In the present invention, there is no scratching of the windows or object of polishing as a result of polishing or dressing, and a stable detection signal can be obtained, so that in-situ measurement of the polished state is possible, and the frequency of replacement of the polishing body or windows can be reduced. As a result, the cost of polishing can be reduced.
A twenty-fifth embodiment of the present invention which is used in order to achieve the first aspect of the present invention is the twenty-third embodiment, which is further characterized by the fact that the apparatus has a function which controls the moving device so that the gap between the surfaces of the above-mentioned windows on the side of the object of polishing and the polished surface of the object of polishing is maintained at a constant value.
In the present invention, there is no scratching of the windows or object of polishing as a result of polishing or dressing, and a stable detection signal can be obtained, so that in-situ measurement of the polished state is possible, and the frequency of replacement of the polishing body or windows can be reduced.
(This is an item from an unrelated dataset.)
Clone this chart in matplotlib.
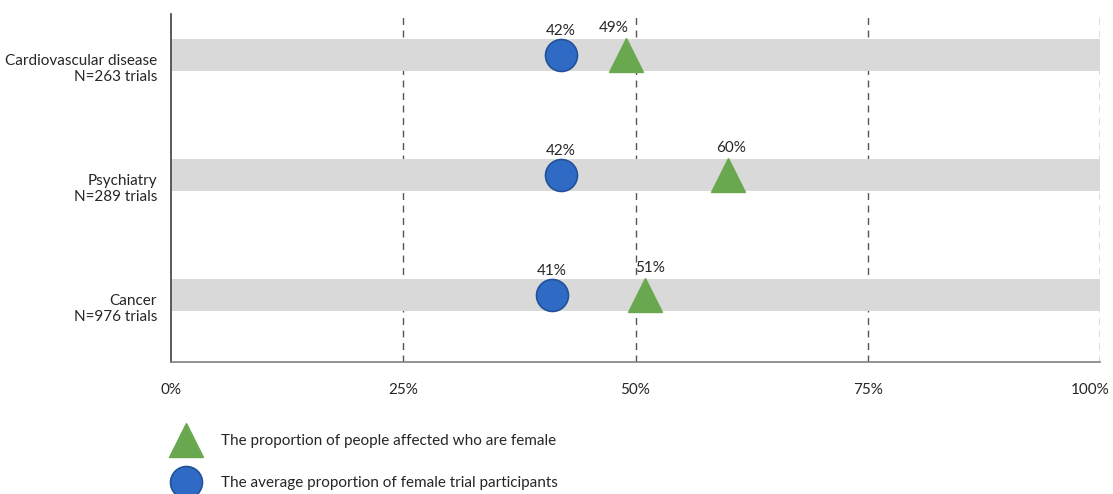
import matplotlib
matplotlib.use("Agg")
import matplotlib.pyplot as plt
import matplotlib.transforms as mtransforms
from matplotlib.lines import Line2D

plt.rcParams["font.family"] = ["Lato", "DejaVu Sans"]

# %%
# female share per therapeutic area
areas = ["Cardiovascular disease", "Psychiatry", "Cancer"]
n_trials = [263, 289, 976]
affected_female = [49, 60, 51]      # % of people affected who are female
participants_female = [42, 42, 41]  # average % of female trial participants
x_ticks = [0, 25, 50, 75, 100]

GREEN = "#6aa84f"
BLUE = "#2f6bc4"
BLUE_EDGE = "#22509a"
TEXT = "#262626"
FS = 11

# %%
fig = plt.figure(figsize=(11.13, 4.94), dpi=100)
ax = fig.add_axes([171 / 1113, 1 - 362 / 494, 929 / 1113, 348 / 494])

rows = list(range(len(areas)))

# grey background band for each area
ax.barh(rows, [100] * len(rows), height=0.267, color="#d9d9d9", zorder=2)

for x in x_ticks[1:]:
    ax.axvline(x, color="#555555", lw=1.0, ls=(0, (5, 4)), zorder=1)

ax.plot(participants_female, rows, "o", ms=23, color=BLUE,
        mec=BLUE_EDGE, mew=1.2, zorder=4, ls="none")
ax.plot(affected_female, rows, "^", ms=24, color=GREEN,
        mec=GREEN, zorder=4, ls="none")

for r, v in zip(rows, participants_female):
    ax.annotate(f"{v}%", (v, r), xytext=(0, 12.5), textcoords="offset points",
                ha="center", va="bottom", fontsize=FS, color=TEXT)
# nudge the triangle labels sideways, clear of the dashed lines
for r, v, dx in zip(rows, affected_female, [-9, 2, 4]):
    ax.annotate(f"{v}%", (v, r), xytext=(dx, 14.5), textcoords="offset points",
                ha="center", va="bottom", fontsize=FS, color=TEXT)

ax.set_xlim(0, 100)
ax.set_ylim(2.558, -0.342)
ax.set_xticks(x_ticks)
ax.set_xticklabels([f"{x}%" for x in x_ticks], fontsize=FS, color=TEXT)
ax.set_yticks(rows)
ax.set_yticklabels([f"{a}\nN={n} trials" for a, n in zip(areas, n_trials)],
                   fontsize=FS, color=TEXT, linespacing=1.25)
ax.tick_params(length=0)
ax.tick_params(axis="x", pad=15)
ax.tick_params(axis="y", pad=10)

# push the two-line labels down so the first line sits on the band
shift = mtransforms.ScaledTranslation(0, -11 / 100, fig.dpi_scale_trans)
for lab in ax.get_yticklabels():
    lab.set_transform(lab.get_transform() + shift)
# keep the last tick label inside the figure
last = ax.get_xticklabels()[-1]
last.set_transform(last.get_transform() +
                   mtransforms.ScaledTranslation(-10 / 100, 0, fig.dpi_scale_trans))

for side in ["top", "right"]:
    ax.spines[side].set_visible(False)
ax.spines["left"].set_color("#404040")
ax.spines["bottom"].set_color("#7f7f7f")
ax.spines["left"].set_linewidth(1.2)
ax.spines["bottom"].set_linewidth(1.2)

handles = [
    Line2D([], [], marker="^", ms=24, color=GREEN, ls="none"),
    Line2D([], [], marker="o", ms=23, color=BLUE, mec=BLUE_EDGE, mew=1.2, ls="none"),
]
labels = [
    "The proportion of people affected who are female",
    "The average proportion of female trial participants",
]
fig.legend(handles, labels, loc="upper left", bbox_to_anchor=(163 / 1113, 1 - 428 / 494),
           frameon=False, fontsize=FS, labelspacing=1.85, handletextpad=1.2,
           handlelength=2.2, labelcolor=TEXT, borderaxespad=0)

fig.savefig("out.png", dpi=100)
As a result, the cost of polishing can be reduced.
A twenty-sixth embodiment of the present invention which is used to achieve the first and second aspects of the present invention is the twenty-third embodiment, which is further characterized by the fact that the apparatus has a function which controls the gap between the surfaces of the windows on the side of the object of polishing and the polished surface of the object of polishing in synchronization with the rotation of the platen.
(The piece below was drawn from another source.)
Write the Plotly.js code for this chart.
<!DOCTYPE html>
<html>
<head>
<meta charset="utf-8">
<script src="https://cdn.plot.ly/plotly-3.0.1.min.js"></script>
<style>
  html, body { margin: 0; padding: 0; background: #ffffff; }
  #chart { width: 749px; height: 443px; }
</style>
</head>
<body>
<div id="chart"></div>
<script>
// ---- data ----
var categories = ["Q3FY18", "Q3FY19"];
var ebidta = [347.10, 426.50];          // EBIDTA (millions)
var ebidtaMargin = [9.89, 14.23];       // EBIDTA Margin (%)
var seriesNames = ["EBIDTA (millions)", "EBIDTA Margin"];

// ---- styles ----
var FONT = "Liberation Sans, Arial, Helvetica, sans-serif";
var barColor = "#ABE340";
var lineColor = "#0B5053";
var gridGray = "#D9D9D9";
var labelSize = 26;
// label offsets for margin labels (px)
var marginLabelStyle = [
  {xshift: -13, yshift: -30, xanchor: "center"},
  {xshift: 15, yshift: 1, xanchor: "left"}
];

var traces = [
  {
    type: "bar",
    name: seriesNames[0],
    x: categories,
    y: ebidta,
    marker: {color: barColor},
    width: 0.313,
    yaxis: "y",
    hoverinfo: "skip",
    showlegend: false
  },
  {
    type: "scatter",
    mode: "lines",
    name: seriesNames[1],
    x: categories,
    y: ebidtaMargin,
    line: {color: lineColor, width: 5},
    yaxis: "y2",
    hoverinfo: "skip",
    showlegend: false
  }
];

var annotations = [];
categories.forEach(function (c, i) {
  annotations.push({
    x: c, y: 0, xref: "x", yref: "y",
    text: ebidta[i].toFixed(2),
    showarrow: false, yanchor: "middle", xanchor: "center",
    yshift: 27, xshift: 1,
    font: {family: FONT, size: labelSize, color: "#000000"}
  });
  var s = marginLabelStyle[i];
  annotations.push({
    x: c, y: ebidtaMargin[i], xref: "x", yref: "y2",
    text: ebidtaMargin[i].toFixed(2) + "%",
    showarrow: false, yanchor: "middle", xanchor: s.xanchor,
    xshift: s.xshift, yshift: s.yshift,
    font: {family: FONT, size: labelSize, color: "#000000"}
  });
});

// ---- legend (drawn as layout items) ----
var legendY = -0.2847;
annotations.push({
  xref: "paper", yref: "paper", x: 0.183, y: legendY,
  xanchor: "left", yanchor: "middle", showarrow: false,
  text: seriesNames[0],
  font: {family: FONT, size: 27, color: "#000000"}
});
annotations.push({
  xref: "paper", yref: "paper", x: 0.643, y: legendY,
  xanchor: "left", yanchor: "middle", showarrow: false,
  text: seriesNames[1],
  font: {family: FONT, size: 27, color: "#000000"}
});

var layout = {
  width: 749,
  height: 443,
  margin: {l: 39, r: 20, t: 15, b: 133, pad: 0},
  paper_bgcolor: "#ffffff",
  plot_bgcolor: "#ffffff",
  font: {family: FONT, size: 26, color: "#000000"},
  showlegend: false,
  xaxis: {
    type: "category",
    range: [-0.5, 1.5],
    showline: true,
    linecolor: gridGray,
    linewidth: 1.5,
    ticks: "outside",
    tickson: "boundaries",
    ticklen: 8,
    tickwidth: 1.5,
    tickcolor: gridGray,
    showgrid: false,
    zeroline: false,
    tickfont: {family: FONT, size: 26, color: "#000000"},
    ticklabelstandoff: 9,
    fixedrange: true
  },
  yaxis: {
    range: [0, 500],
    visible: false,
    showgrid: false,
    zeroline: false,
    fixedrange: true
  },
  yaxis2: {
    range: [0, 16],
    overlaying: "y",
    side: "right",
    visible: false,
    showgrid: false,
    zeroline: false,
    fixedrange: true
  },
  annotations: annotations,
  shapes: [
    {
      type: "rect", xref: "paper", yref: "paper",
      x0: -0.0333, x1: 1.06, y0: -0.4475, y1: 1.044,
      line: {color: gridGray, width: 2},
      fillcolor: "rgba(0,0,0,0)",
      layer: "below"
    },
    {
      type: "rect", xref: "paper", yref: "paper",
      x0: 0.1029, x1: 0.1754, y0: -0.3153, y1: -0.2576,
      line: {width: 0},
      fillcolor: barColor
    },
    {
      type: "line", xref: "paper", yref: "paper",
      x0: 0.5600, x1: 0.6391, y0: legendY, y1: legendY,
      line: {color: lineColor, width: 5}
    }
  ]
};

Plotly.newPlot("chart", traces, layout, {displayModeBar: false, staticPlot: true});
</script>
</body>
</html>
In the present invention, there is no scratching of the windows or object of polishing as a result of polishing or dressing, and a stable detection signal can be obtained, so that in-situ measurement of the polished state is possible, and the frequency of replacement of the polishing body or windows can be reduced. As a result, the cost of polishing can be reduced.
The means which is used in order to achieve the second aspect is a semiconductor device manufacturing method in which the use of at least one of the apparatuses or methods of the present inventions in the sixteenth through twenty-sixth embodiments is included in the manufacture process.
In the present invention, the polished state and polishing endpoint can be stably detected in the wafer polishing process; accordingly, accurate wafers can be manufactured. Furthermore, since there tends to be no scratching of the windows through which the light used to detect the polished state and polishing endpoint passes, the frequency of replacement of the polishing body is reduced, so that the throughput can be increased, and costs can be reduced. At the same time, there tends to be no scratching of the wafer, either; accordingly, the wafer yield can be increased.